Keep educating yourself on problem drinking OP - don’t worry at this moment about trying to control or cure him. You have been doing that for years to no avail. Al anon will help and guide you and PP have pointed to other resources as well.
You will eventually be shocked to see your own role in enabling and supporting his habit - not consciously obviously but subtly - why do you go on all inclusive holidays? why do you do the driving after 2pm? How else are your daily/weekly routines adapted to absorb his drinking?
You think he doesn’t appear pissed but this is a boiling the frog situation - you are just used to his quiet drunk ways. Others including his children see, experience and can call out slow, withdrawn, unmotivated and unconnected parent.

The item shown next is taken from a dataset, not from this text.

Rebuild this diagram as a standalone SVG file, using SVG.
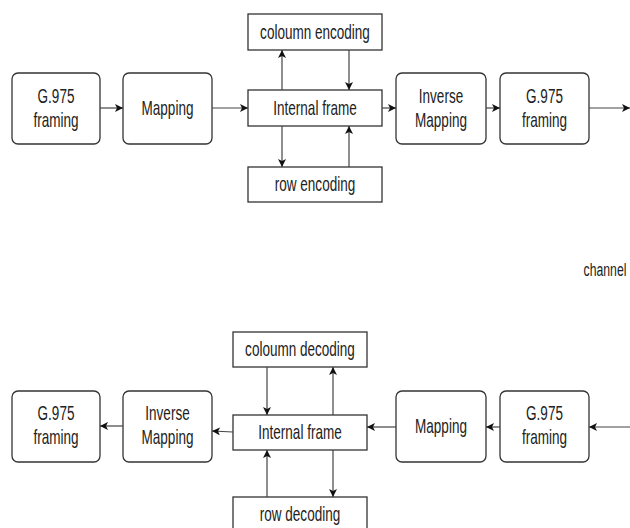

You say this is how his own DF was - so maybe it is not the drink. This is just YOUR denial talking.
Your children have had a substandard childhood - that’s not good enough - they deserve better.
You are also complicit in excusing him and minimising his habit. You started the thread saying he is set in a routine and drinks 8 cans on a Fri and Sat only and can stop anytime because he always does dry Jan. But it appears he didn’t do dry Jan this year, the small cans are now pints, the Sat and Sun can expand to Thurs, Sun and Mon and he is up to 32 cans.
The 2pm becomes 11am If he has been out the night before, he starts at breakfast on holiday and will drink for 14 days straight through - this also happens at Christmas - and no doubt at bank holidays.
You have repeatedly said doesn’t touch spirits in the house as if that deserves a round of applause. Issues are related to the number of alcohol units metabolised - doesn’t matter if they come from moonshine or alco-pops.